───── COLLECTED MATERIAL

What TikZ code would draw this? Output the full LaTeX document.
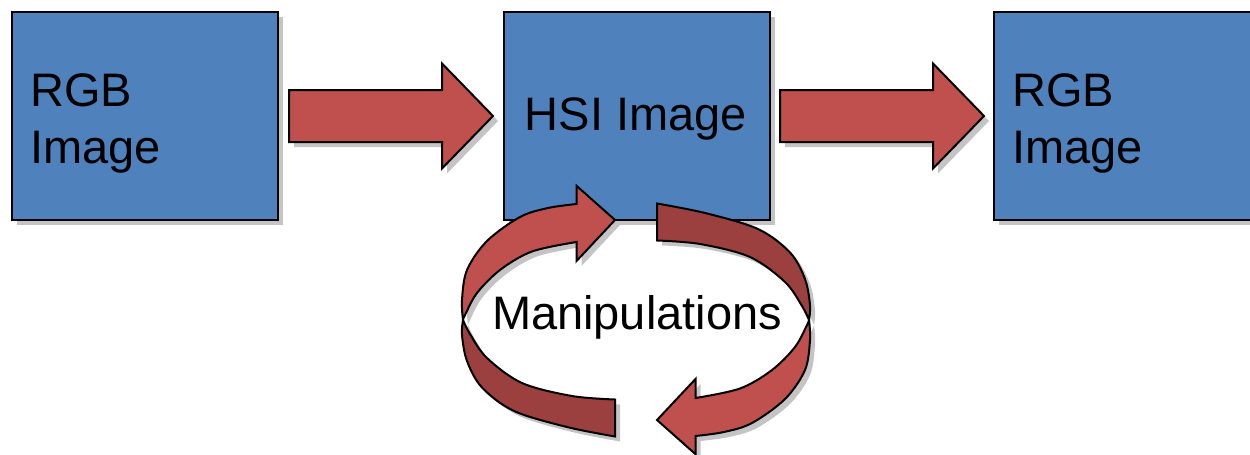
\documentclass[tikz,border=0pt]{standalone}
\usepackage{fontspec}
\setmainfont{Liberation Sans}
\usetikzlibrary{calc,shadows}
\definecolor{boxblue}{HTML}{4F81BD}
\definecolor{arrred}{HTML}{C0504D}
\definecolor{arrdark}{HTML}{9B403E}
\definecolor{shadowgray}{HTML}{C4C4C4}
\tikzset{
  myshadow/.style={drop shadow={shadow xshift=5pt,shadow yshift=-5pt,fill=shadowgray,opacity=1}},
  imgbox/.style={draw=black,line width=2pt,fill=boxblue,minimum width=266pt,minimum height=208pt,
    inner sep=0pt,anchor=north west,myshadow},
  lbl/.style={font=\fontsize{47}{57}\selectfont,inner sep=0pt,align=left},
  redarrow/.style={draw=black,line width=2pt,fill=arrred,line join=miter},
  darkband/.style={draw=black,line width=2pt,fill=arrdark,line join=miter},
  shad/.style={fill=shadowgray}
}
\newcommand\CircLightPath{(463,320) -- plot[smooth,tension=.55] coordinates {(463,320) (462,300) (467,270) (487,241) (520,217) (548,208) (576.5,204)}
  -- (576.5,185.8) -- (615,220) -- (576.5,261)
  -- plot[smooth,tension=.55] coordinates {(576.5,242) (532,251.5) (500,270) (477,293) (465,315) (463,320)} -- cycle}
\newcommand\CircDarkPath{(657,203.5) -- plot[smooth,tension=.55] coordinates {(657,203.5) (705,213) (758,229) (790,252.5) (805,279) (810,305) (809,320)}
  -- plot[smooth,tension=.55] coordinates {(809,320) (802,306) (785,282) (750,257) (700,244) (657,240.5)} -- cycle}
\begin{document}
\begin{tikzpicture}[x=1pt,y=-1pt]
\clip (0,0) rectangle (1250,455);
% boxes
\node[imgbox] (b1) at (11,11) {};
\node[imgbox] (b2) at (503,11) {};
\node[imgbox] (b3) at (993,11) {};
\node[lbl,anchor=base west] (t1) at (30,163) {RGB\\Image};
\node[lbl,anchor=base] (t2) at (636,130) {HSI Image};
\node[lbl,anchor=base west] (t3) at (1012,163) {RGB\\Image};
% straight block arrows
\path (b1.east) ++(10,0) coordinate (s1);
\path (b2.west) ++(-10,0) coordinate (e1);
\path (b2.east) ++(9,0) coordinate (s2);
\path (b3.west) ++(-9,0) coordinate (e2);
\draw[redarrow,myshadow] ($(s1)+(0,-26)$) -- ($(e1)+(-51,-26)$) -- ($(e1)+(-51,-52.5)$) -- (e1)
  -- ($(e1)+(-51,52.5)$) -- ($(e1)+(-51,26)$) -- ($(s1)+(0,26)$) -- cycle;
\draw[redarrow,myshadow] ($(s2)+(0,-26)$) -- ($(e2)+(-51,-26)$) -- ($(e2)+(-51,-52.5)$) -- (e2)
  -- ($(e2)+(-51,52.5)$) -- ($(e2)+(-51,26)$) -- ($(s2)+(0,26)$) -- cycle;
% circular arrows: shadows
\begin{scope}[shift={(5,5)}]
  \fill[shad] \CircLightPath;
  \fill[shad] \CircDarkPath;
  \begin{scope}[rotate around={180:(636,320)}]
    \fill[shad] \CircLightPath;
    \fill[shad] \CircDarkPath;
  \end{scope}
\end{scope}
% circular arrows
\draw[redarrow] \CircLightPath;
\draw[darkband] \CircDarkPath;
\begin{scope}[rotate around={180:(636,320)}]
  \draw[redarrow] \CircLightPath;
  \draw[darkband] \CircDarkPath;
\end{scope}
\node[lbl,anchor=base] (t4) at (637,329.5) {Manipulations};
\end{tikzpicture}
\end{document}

──────────

__WHAT TO DO__:
Output the data exactly. Pictures don't belong in the result.

__SOLUTION FOR THIS TASK__:
What TikZ code would draw this? Output the full LaTeX document.
\documentclass[tikz,border=0pt]{standalone}
\usepackage{fontspec}
\setmainfont{Liberation Sans}
\usetikzlibrary{calc,shadows}
\definecolor{boxblue}{HTML}{4F81BD}
\definecolor{arrred}{HTML}{C0504D}
\definecolor{arrdark}{HTML}{9B403E}
\definecolor{shadowgray}{HTML}{C4C4C4}
\tikzset{
  myshadow/.style={drop shadow={shadow xshift=5pt,shadow yshift=-5pt,fill=shadowgray,opacity=1}},
  imgbox/.style={draw=black,line width=2pt,fill=boxblue,minimum width=266pt,minimum height=208pt,
    inner sep=0pt,anchor=north west,myshadow},
  lbl/.style={font=\fontsize{47}{57}\selectfont,inner sep=0pt,align=left},
  redarrow/.style={draw=black,line width=2pt,fill=arrred,line join=miter},
  darkband/.style={draw=black,line width=2pt,fill=arrdark,line join=miter},
  shad/.style={fill=shadowgray}
}
\newcommand\CircLightPath{(463,320) -- plot[smooth,tension=.55] coordinates {(463,320) (462,300) (467,270) (487,241) (520,217) (548,208) (576.5,204)}
  -- (576.5,185.8) -- (615,220) -- (576.5,261)
  -- plot[smooth,tension=.55] coordinates {(576.5,242) (532,251.5) (500,270) (477,293) (465,315) (463,320)} -- cycle}
\newcommand\CircDarkPath{(657,203.5) -- plot[smooth,tension=.55] coordinates {(657,203.5) (705,213) (758,229) (790,252.5) (805,279) (810,305) (809,320)}
  -- plot[smooth,tension=.55] coordinates {(809,320) (802,306) (785,282) (750,257) (700,244) (657,240.5)} -- cycle}
\begin{document}
\begin{tikzpicture}[x=1pt,y=-1pt]
\clip (0,0) rectangle (1250,455);
% boxes
\node[imgbox] (b1) at (11,11) {};
\node[imgbox] (b2) at (503,11) {};
\node[imgbox] (b3) at (993,11) {};
\node[lbl,anchor=base west] (t1) at (30,163) {RGB\\Image};
\node[lbl,anchor=base] (t2) at (636,130) {HSI Image};
\node[lbl,anchor=base west] (t3) at (1012,163) {RGB\\Image};
% straight block arrows
\path (b1.east) ++(10,0) coordinate (s1);
\path (b2.west) ++(-10,0) coordinate (e1);
\path (b2.east) ++(9,0) coordinate (s2);
\path (b3.west) ++(-9,0) coordinate (e2);
\draw[redarrow,myshadow] ($(s1)+(0,-26)$) -- ($(e1)+(-51,-26)$) -- ($(e1)+(-51,-52.5)$) -- (e1)
  -- ($(e1)+(-51,52.5)$) -- ($(e1)+(-51,26)$) -- ($(s1)+(0,26)$) -- cycle;
\draw[redarrow,myshadow] ($(s2)+(0,-26)$) -- ($(e2)+(-51,-26)$) -- ($(e2)+(-51,-52.5)$) -- (e2)
  -- ($(e2)+(-51,52.5)$) -- ($(e2)+(-51,26)$) -- ($(s2)+(0,26)$) -- cycle;
% circular arrows: shadows
\begin{scope}[shift={(5,5)}]
  \fill[shad] \CircLightPath;
  \fill[shad] \CircDarkPath;
  \begin{scope}[rotate around={180:(636,320)}]
    \fill[shad] \CircLightPath;
    \fill[shad] \CircDarkPath;
  \end{scope}
\end{scope}
% circular arrows
\draw[redarrow] \CircLightPath;
\draw[darkband] \CircDarkPath;
\begin{scope}[rotate around={180:(636,320)}]
  \draw[redarrow] \CircLightPath;
  \draw[darkband] \CircDarkPath;
\end{scope}
\node[lbl,anchor=base] (t4) at (637,329.5) {Manipulations};
\end{tikzpicture}
\end{document}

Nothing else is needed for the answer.